» **Directions for this task**: Without the pictures, can you quote each line below exactly?

(Entries with chart source code)
_____
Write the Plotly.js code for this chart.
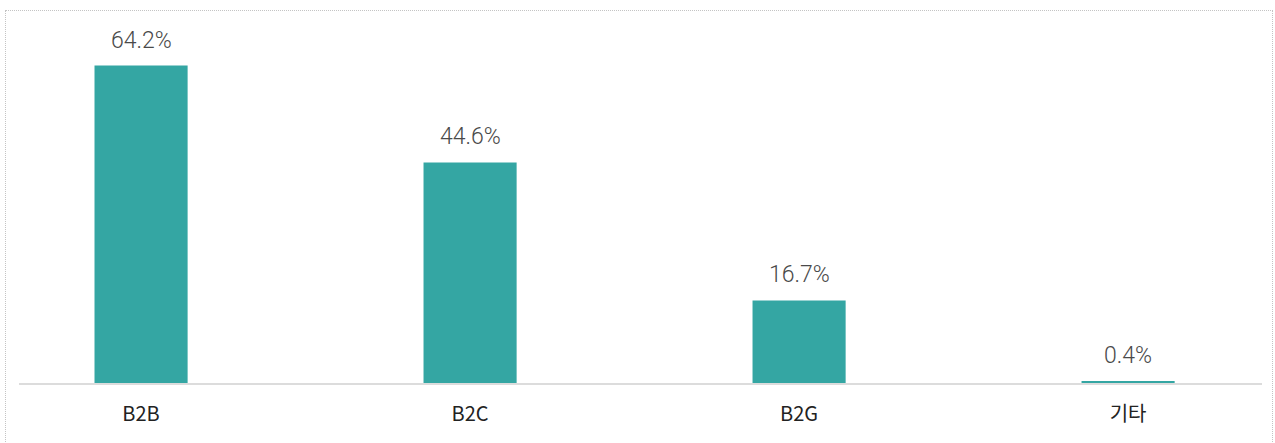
<!DOCTYPE html>
<html>
<head>
<meta charset="utf-8">
<script src="https://cdn.plot.ly/plotly-3.0.1.min.js"></script>
<style>
  html, body { margin: 0; padding: 0; background: #fff; }
  #wrap { position: relative; width: 1275px; height: 443px; overflow: hidden; }
  #frame { position: absolute; left: 5px; top: 10px; width: 1268px; height: 460px; border: 1px dotted #c4c4c4; box-sizing: border-box; pointer-events: none; }
  #chart { position: absolute; left: 0; top: 0; width: 1275px; height: 443px; }
</style>
</head>
<body>
<div id="wrap">
  <div id="chart"></div>
  <div id="frame"></div>
</div>
<script>
const categories = ["B2B", "B2C", "B2G", "기타"];
const values = [64.2, 44.6, 16.7, 0.4];
const valueLabels = ["64.2%", "44.6%", "16.7%", "0.4%"];

const trace = {
  type: "bar",
  x: categories,
  y: values,
  width: 0.283,
  marker: { color: "#34a6a3", line: { width: 0 } },
  hoverinfo: "skip"
};

const annotations = categories.map((c, i) => ({
  x: c, y: values[i], xref: "x", yref: "y",
  text: valueLabels[i], showarrow: false,
  yanchor: "bottom", yshift: 10,
  font: { family: "Roboto, 'Noto Sans CJK KR', sans-serif", size: 23, color: "#4a4a4a", weight: 300 }
}));

const layout = {
  width: 1275, height: 443,
  margin: { l: 19, r: 13, t: 20, b: 60 },
  paper_bgcolor: "rgba(0,0,0,0)",
  plot_bgcolor: "rgba(0,0,0,0)",
  showlegend: false,
  xaxis: {
    type: "category",
    range: [-0.371, 3.407],
    showgrid: false, zeroline: false,
    showline: true, linecolor: "#dcdcdc", linewidth: 2,
    ticks: "", ticklabelstandoff: 12,
    tickfont: { family: "'Noto Sans CJK KR', sans-serif", size: 20, color: "#222222" },
    fixedrange: true
  },
  yaxis: {
    range: [0, 73.4],
    visible: false, showgrid: false, zeroline: false,
    fixedrange: true
  },
  annotations: annotations
};

Plotly.newPlot("chart", [trace], layout, { displayModeBar: false, staticPlot: true });
</script>
</body>
</html>
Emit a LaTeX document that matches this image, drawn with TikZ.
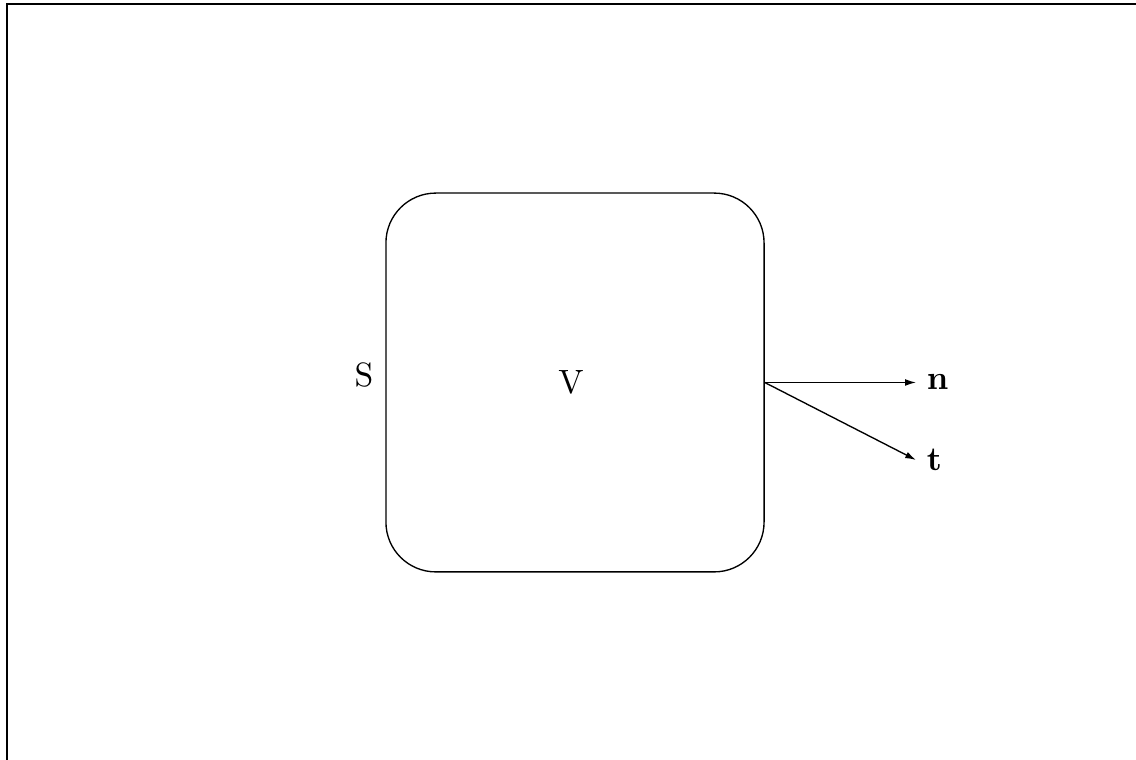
_____
» **Written answer**:
Write the Plotly.js code for this chart.
<!DOCTYPE html>
<html>
<head>
<meta charset="utf-8">
<script src="https://cdn.plot.ly/plotly-3.0.1.min.js"></script>
<style>
  html, body { margin: 0; padding: 0; background: #fff; }
  #wrap { position: relative; width: 1275px; height: 443px; overflow: hidden; }
  #frame { position: absolute; left: 5px; top: 10px; width: 1268px; height: 460px; border: 1px dotted #c4c4c4; box-sizing: border-box; pointer-events: none; }
  #chart { position: absolute; left: 0; top: 0; width: 1275px; height: 443px; }
</style>
</head>
<body>
<div id="wrap">
  <div id="chart"></div>
  <div id="frame"></div>
</div>
<script>
const categories = ["B2B", "B2C", "B2G", "기타"];
const values = [64.2, 44.6, 16.7, 0.4];
const valueLabels = ["64.2%", "44.6%", "16.7%", "0.4%"];

const trace = {
  type: "bar",
  x: categories,
  y: values,
  width: 0.283,
  marker: { color: "#34a6a3", line: { width: 0 } },
  hoverinfo: "skip"
};

const annotations = categories.map((c, i) => ({
  x: c, y: values[i], xref: "x", yref: "y",
  text: valueLabels[i], showarrow: false,
  yanchor: "bottom", yshift: 10,
  font: { family: "Roboto, 'Noto Sans CJK KR', sans-serif", size: 23, color: "#4a4a4a", weight: 300 }
}));

const layout = {
  width: 1275, height: 443,
  margin: { l: 19, r: 13, t: 20, b: 60 },
  paper_bgcolor: "rgba(0,0,0,0)",
  plot_bgcolor: "rgba(0,0,0,0)",
  showlegend: false,
  xaxis: {
    type: "category",
    range: [-0.371, 3.407],
    showgrid: false, zeroline: false,
    showline: true, linecolor: "#dcdcdc", linewidth: 2,
    ticks: "", ticklabelstandoff: 12,
    tickfont: { family: "'Noto Sans CJK KR', sans-serif", size: 20, color: "#222222" },
    fixedrange: true
  },
  yaxis: {
    range: [0, 73.4],
    visible: false, showgrid: false, zeroline: false,
    fixedrange: true
  },
  annotations: annotations
};

Plotly.newPlot("chart", [trace], layout, { displayModeBar: false, staticPlot: true });
</script>
</body>
</html>
Emit a LaTeX document that matches this image, drawn with TikZ.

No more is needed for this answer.